We’re also looking at putting together a whole program. You want to have a range of programming that can draw in different audiences. That’s why it’s really important for us that we have so many different people weighing in on the films.

TSD: How do you and the other programmers collaborate to curate the program?

BT: I work with a team of five people also focused on nonfiction. A film comes in — either we asked for it, it’s been submitted blind or we’ve been tracking it for years. It would come directly to one of us. Let’s say I watch something. I would say, “This film is promising.” Or I might say, “I didn’t love it, but maybe someone else on the team would.” If enough people think there’s something to the film, we will elevate it to the entire group to watch. Everyone in the group watches it and votes yes, no or maybe. The yes’s tell the group why the film should be included in the festival. Then the maybe’s talk about what their hesitation was.
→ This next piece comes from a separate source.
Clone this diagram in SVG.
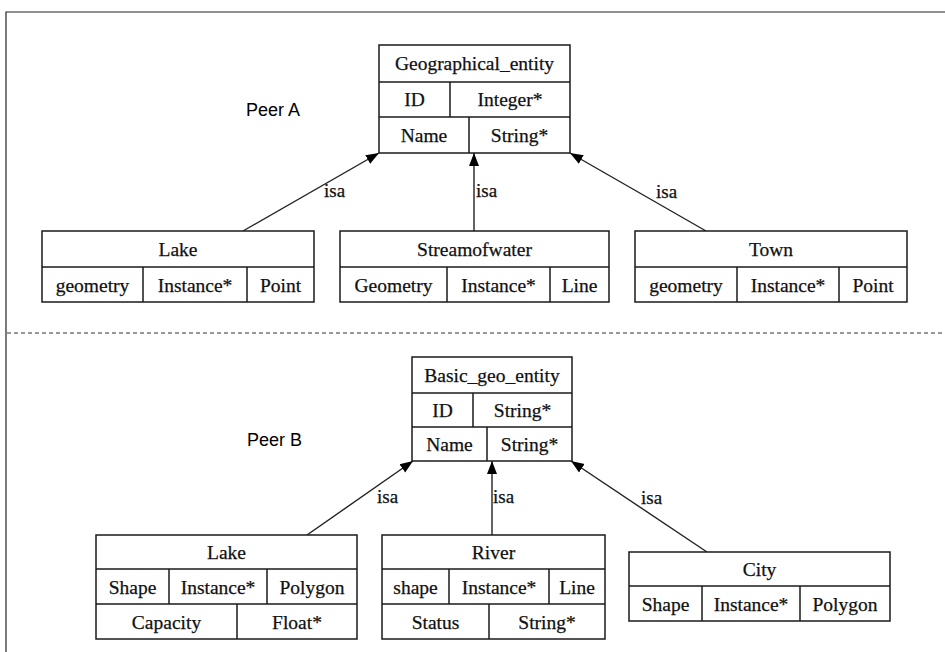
<svg xmlns="http://www.w3.org/2000/svg" width="945" height="652" viewBox="0 0 945 652">
  <style>
    .box { fill: #ffffff; stroke: #1a1a1a; stroke-width: 1.5; }
    .div { stroke: #1a1a1a; stroke-width: 1.5; }
    .t { font-family: "Liberation Serif", "Times New Roman", serif; font-size: 19.5px; fill: #111; text-anchor: middle; stroke: #111; stroke-width: 0.25; }
    .lbl { font-family: "Liberation Serif", "Times New Roman", serif; font-size: 19px; fill: #111; stroke: #111; stroke-width: 0.25; }
    .peer { font-family: "Liberation Sans", Arial, sans-serif; font-size: 18px; fill: #000; }
    .edge { stroke: #222; stroke-width: 1.4; fill: none; marker-end: url(#head); }
    .frame { stroke: #222; stroke-width: 1.2; fill: none; }
  </style>
  <defs>
    <marker id="head" markerUnits="userSpaceOnUse" markerWidth="14" markerHeight="12" refX="13" refY="6" orient="auto">
      <path d="M0,1 L13,6 L0,11 Z" fill="#000"/>
    </marker>
  </defs>

  <rect width="945" height="652" fill="#ffffff"/>

  <!-- page frame and separator -->
  <g id="frame">
    <path class="frame" d="M6,652 V12 H945"/>
    <line x1="7" y1="333" x2="945" y2="333" stroke="#333" stroke-width="1.2" stroke-dasharray="4 3"/>
  </g>

  <text class="peer" x="246" y="116">Peer A</text>
  <text class="peer" x="247" y="446">Peer B</text>

  <!-- connectors -->
  <g id="connectors">
    <line class="edge" x1="243" y1="231" x2="379" y2="153"/>
    <line class="edge" x1="474" y1="231" x2="474" y2="153"/>
    <line class="edge" x1="706" y1="231" x2="570" y2="153"/>
    <text class="lbl" x="324" y="197">isa</text>
    <text class="lbl" x="476" y="197">isa</text>
    <text class="lbl" x="656" y="198">isa</text>

    <line class="edge" x1="307" y1="535" x2="413" y2="461"/>
    <line class="edge" x1="492" y1="535" x2="492" y2="461"/>
    <line class="edge" x1="707" y1="552" x2="571" y2="461"/>
    <text class="lbl" x="377" y="503">isa</text>
    <text class="lbl" x="493" y="503">isa</text>
    <text class="lbl" x="641" y="504">isa</text>
  </g>

  <!-- Peer A -->
  <g id="geographical_entity">
    <rect class="box" x="379" y="45" width="191" height="108"/>
    <line class="div" x1="379" y1="82" x2="570" y2="82"/>
    <line class="div" x1="379" y1="117" x2="570" y2="117"/>
    <line class="div" x1="450" y1="82" x2="450" y2="117"/>
    <line class="div" x1="469" y1="117" x2="469" y2="153"/>
    <text class="t" x="474.5" y="70">Geographical_entity</text>
    <text class="t" x="414.5" y="106">ID</text>
    <text class="t" x="510" y="106">Integer*</text>
    <text class="t" x="424" y="142">Name</text>
    <text class="t" x="519.5" y="142">String*</text>
  </g>

  <g id="lake_a">
    <rect class="box" x="42" y="231" width="272" height="71"/>
    <line class="div" x1="42" y1="267" x2="314" y2="267"/>
    <line class="div" x1="143" y1="267" x2="143" y2="302"/>
    <line class="div" x1="247" y1="267" x2="247" y2="302"/>
    <text class="t" x="178" y="256">Lake</text>
    <text class="t" x="92.5" y="291.5">geometry</text>
    <text class="t" x="195" y="291.5">Instance*</text>
    <text class="t" x="280.5" y="291.5">Point</text>
  </g>

  <g id="streamofwater">
    <rect class="box" x="340" y="231" width="269" height="71"/>
    <line class="div" x1="340" y1="267" x2="609" y2="267"/>
    <line class="div" x1="447" y1="267" x2="447" y2="302"/>
    <line class="div" x1="550" y1="267" x2="550" y2="302"/>
    <text class="t" x="474.5" y="256">Streamofwater</text>
    <text class="t" x="393.5" y="291.5">Geometry</text>
    <text class="t" x="498.5" y="291.5">Instance*</text>
    <text class="t" x="579.5" y="291.5">Line</text>
  </g>

  <g id="town">
    <rect class="box" x="635" y="231" width="272" height="71"/>
    <line class="div" x1="635" y1="267" x2="907" y2="267"/>
    <line class="div" x1="737" y1="267" x2="737" y2="302"/>
    <line class="div" x1="839" y1="267" x2="839" y2="302"/>
    <text class="t" x="771" y="256">Town</text>
    <text class="t" x="686" y="291.5">geometry</text>
    <text class="t" x="788" y="291.5">Instance*</text>
    <text class="t" x="873" y="291.5">Point</text>
  </g>

  <!-- Peer B -->
  <g id="basic_geo_entity">
    <rect class="box" x="412" y="357" width="160" height="104"/>
    <line class="div" x1="412" y1="393" x2="572" y2="393"/>
    <line class="div" x1="412" y1="427" x2="572" y2="427"/>
    <line class="div" x1="473" y1="393" x2="473" y2="427"/>
    <line class="div" x1="487" y1="427" x2="487" y2="461"/>
    <text class="t" x="492" y="382">Basic_geo_entity</text>
    <text class="t" x="442.5" y="417">ID</text>
    <text class="t" x="522.5" y="417">String*</text>
    <text class="t" x="449.5" y="451">Name</text>
    <text class="t" x="529.5" y="451">String*</text>
  </g>

  <g id="lake_b">
    <rect class="box" x="96" y="535" width="261" height="104"/>
    <line class="div" x1="96" y1="569" x2="357" y2="569"/>
    <line class="div" x1="96" y1="604" x2="357" y2="604"/>
    <line class="div" x1="169" y1="569" x2="169" y2="604"/>
    <line class="div" x1="267" y1="569" x2="267" y2="604"/>
    <line class="div" x1="237" y1="604" x2="237" y2="639"/>
    <text class="t" x="226.5" y="559">Lake</text>
    <text class="t" x="132.5" y="593.5">Shape</text>
    <text class="t" x="218" y="593.5">Instance*</text>
    <text class="t" x="312" y="593.5">Polygon</text>
    <text class="t" x="166.5" y="628.5">Capacity</text>
    <text class="t" x="297" y="628.5">Float*</text>
  </g>

  <g id="river">
    <rect class="box" x="382" y="535" width="223" height="104"/>
    <line class="div" x1="382" y1="569" x2="605" y2="569"/>
    <line class="div" x1="382" y1="604" x2="605" y2="604"/>
    <line class="div" x1="449" y1="569" x2="449" y2="604"/>
    <line class="div" x1="549" y1="569" x2="549" y2="604"/>
    <line class="div" x1="489" y1="604" x2="489" y2="639"/>
    <text class="t" x="493.5" y="559">River</text>
    <text class="t" x="415.5" y="593.5">shape</text>
    <text class="t" x="499" y="593.5">Instance*</text>
    <text class="t" x="577" y="593.5">Line</text>
    <text class="t" x="435.5" y="628.5">Status</text>
    <text class="t" x="547" y="628.5">String*</text>
  </g>

  <g id="city">
    <rect class="box" x="629" y="552" width="261" height="69"/>
    <line class="div" x1="629" y1="586" x2="890" y2="586"/>
    <line class="div" x1="702" y1="586" x2="702" y2="621"/>
    <line class="div" x1="800" y1="586" x2="800" y2="621"/>
    <text class="t" x="759.5" y="576">City</text>
    <text class="t" x="665.5" y="610.5">Shape</text>
    <text class="t" x="751" y="610.5">Instance*</text>
    <text class="t" x="845" y="610.5">Polygon</text>
  </g>
</svg>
And then the no’s have the chance to say why they don’t think the film belongs in the festival. Ultimately, our festival director and director of programming have the final say on the program.

Last year we received around 4,500 feature films, fiction and nonfiction. There are only 14 of us, so we can’t watch every single one of them. Often a pre-screener will watch a film and give us full coverage, rating it on a one to five scale. We try to have more than one pre-screener look at it. The fours and fives we immediately want to watch. 
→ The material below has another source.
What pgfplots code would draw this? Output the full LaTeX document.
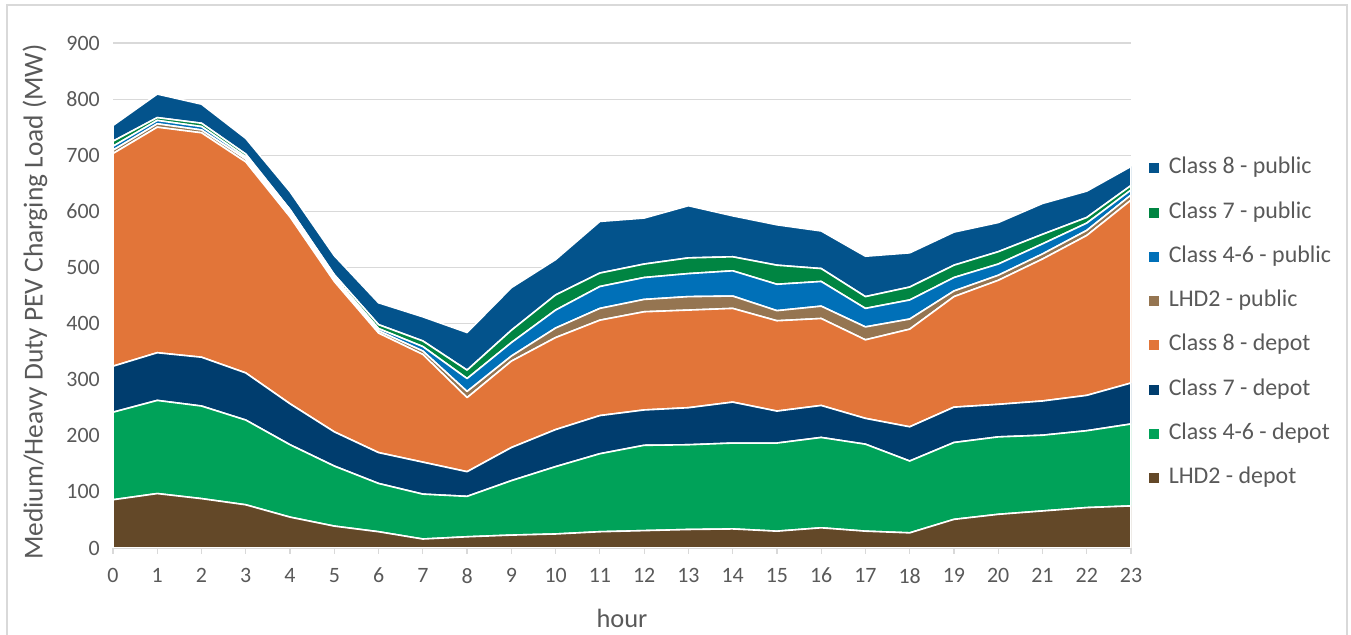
\documentclass[border=0pt]{standalone}
\usepackage{pgfplots}
\pgfplotsset{compat=1.18}
\usepackage{pgfplotstable}
\usepackage{fontspec}
\setmainfont{Carlito}
\definecolor{cEightPub}{HTML}{03538C}
\definecolor{cSevenPub}{HTML}{008542}
\definecolor{cFourPub}{HTML}{0070B8}
\definecolor{cLPub}{HTML}{957551}
\definecolor{cEightDep}{HTML}{E27539}
\definecolor{cSevenDep}{HTML}{003D6E}
\definecolor{cFourDep}{HTML}{00A259}
\definecolor{cLDep}{HTML}{634828}
\definecolor{txt}{HTML}{595959}
\definecolor{gridc}{HTML}{D9D9D9}

\pgfplotstableread{
h ld c46d c7d c8d lp c46p c7p c8p
0 86 156 82 379 6 7 9 28
1 97 166 85 402 6 6 5 42
2 88 165 87 400 5 6 6 34
3 77 151 84 376 5 4 5 28
4 55 129 73 333 4 4 5 32
5 39 107 61 268 3 4 5 34
6 29 86 55 213 4 4 7 39
7 16 80 57 192 6 8 10 43
8 20 72 44 132 11 23 15 67
9 23 97 59 154 9 24 22 76
10 25 120 66 164 17 32 27 63
11 29 139 68 170 21 39 24 92
12 31 152 63 175 22 39 24 82
13 33 151 66 174 24 41 28 93
14 34 153 73 167 22 45 25 73
15 30 157 57 161 18 47 34 72
16 36 161 57 155 22 44 23 67
17 30 155 46 140 23 33 21 72
18 27 128 61 174 18 34 23 61
19 51 137 63 197 10 24 22 59
20 60 138 58 221 9 20 22 52
21 66 135 61 253 9 18 17 55
22 72 137 63 285 9 13 10 47
23 75 146 73 326 9 9 8 34
}\datatable

\begin{document}
\begin{tikzpicture}[x=1bp,y=1bp]
\useasboundingbox (0,0) rectangle (1351,635);
\draw[color=gridc, line width=1.2bp] (7,-5) -- (7,630) -- (1347,630) -- (1347,-5);
\begin{axis}[
  at={(113bp,87bp)}, anchor=south west,
  scale only axis, width=1018bp, height=505bp,
  xmin=0, xmax=23, ymin=0, ymax=900,
  xtick={0,1,...,23}, ytick={0,100,...,900},
  stack plots=y,
  axis lines*=left,
  y axis line style={draw=none},
  x axis line style={draw=gridc, line width=1.2bp},
  xtick align=outside,
  x tick style={draw=gridc, line width=1.2bp},
  major tick length=6bp,
  y tick style={draw=none},
  ymajorgrids,
  grid style={draw=gridc, line width=1.2bp},
  tick label style={font=\fontsize{22}{26}\selectfont, text=txt},
  /pgf/number format/assume math mode=true,
  yticklabel style={inner sep=0pt, xshift=-13bp},
  xticklabel style={inner sep=0pt, yshift=-14bp},
  label style={text=txt},
  xlabel={hour},
  xlabel style={font=\fontsize{26.5}{30}\selectfont, at={(axis description cs:0.5,-0.139)}, anchor=center},
  ylabel={Medium/Heavy Duty PEV Charging Load (MW)},
  ylabel style={font=\fontsize{27.5}{31}\selectfont, at={(axis description cs:-0.0766,0.487)}, anchor=center},
  reverse legend,
  legend cell align=left,
  legend style={at={(axis description cs:1.0145,0.445)}, anchor=west, draw=none, fill=none,
    font=\fontsize{24}{28}\selectfont, text=txt, row sep=19.3bp,
    nodes={inner sep=2bp, text height=16bp, text depth=5bp}},
  legend image code/.code={\fill[#1, draw=none] (0bp,-5bp) rectangle (10bp,5bp); \path (17bp,0bp);},
  every axis plot/.append style={draw=white, line width=1.6bp, line join=round},
]
\addplot[fill=cLDep] table[x=h, y=ld] {\datatable} \closedcycle;
\addlegendentry{LHD2 - depot}
\addplot[fill=cFourDep] table[x=h, y=c46d] {\datatable} \closedcycle;
\addlegendentry{Class 4-6 - depot}
\addplot[fill=cSevenDep] table[x=h, y=c7d] {\datatable} \closedcycle;
\addlegendentry{Class 7 - depot}
\addplot[fill=cEightDep] table[x=h, y=c8d] {\datatable} \closedcycle;
\addlegendentry{Class 8 - depot}
\addplot[fill=cLPub] table[x=h, y=lp] {\datatable} \closedcycle;
\addlegendentry{LHD2 - public}
\addplot[fill=cFourPub] table[x=h, y=c46p] {\datatable} \closedcycle;
\addlegendentry{Class 4-6 - public}
\addplot[fill=cSevenPub] table[x=h, y=c7p] {\datatable} \closedcycle;
\addlegendentry{Class 7 - public}
\addplot[fill=cEightPub] table[x=h, y=c8p] {\datatable} \closedcycle;
\addlegendentry{Class 8 - public}
\end{axis}
\end{tikzpicture}
\end{document}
When we put the final program together, it’s an all-day ordeal for multiple days. We are just arguing passionately about why something belongs in the festival.

TSD: As it gets closer to the festival, how do your duties change? What are you doing in the days leading up to it?

BT: Once we select a film, our team has to figure out how we’ll show it. When does it premiere? What day? When does it get repeated? On the curatorial level, we have to prepare the materials we’re going to send out into the world about these films. We write a curatorial statement of 150 words that explains why we like the film. We also plan who will be on stage with the filmmaker to introduce the film and moderate a Q&A. Some of us are in charge of organizing and running panels. Others are creating opportunities for our filmmakers at the festival to meet with industry. During the festival itself, a lot of what we do is running around between venues, introducing screenings, moderating Q&A’s, hosting filmmakers, helping make sure the filmmakers and industry members are happy. For the programmers, those are kind of the main responsibilities that we have.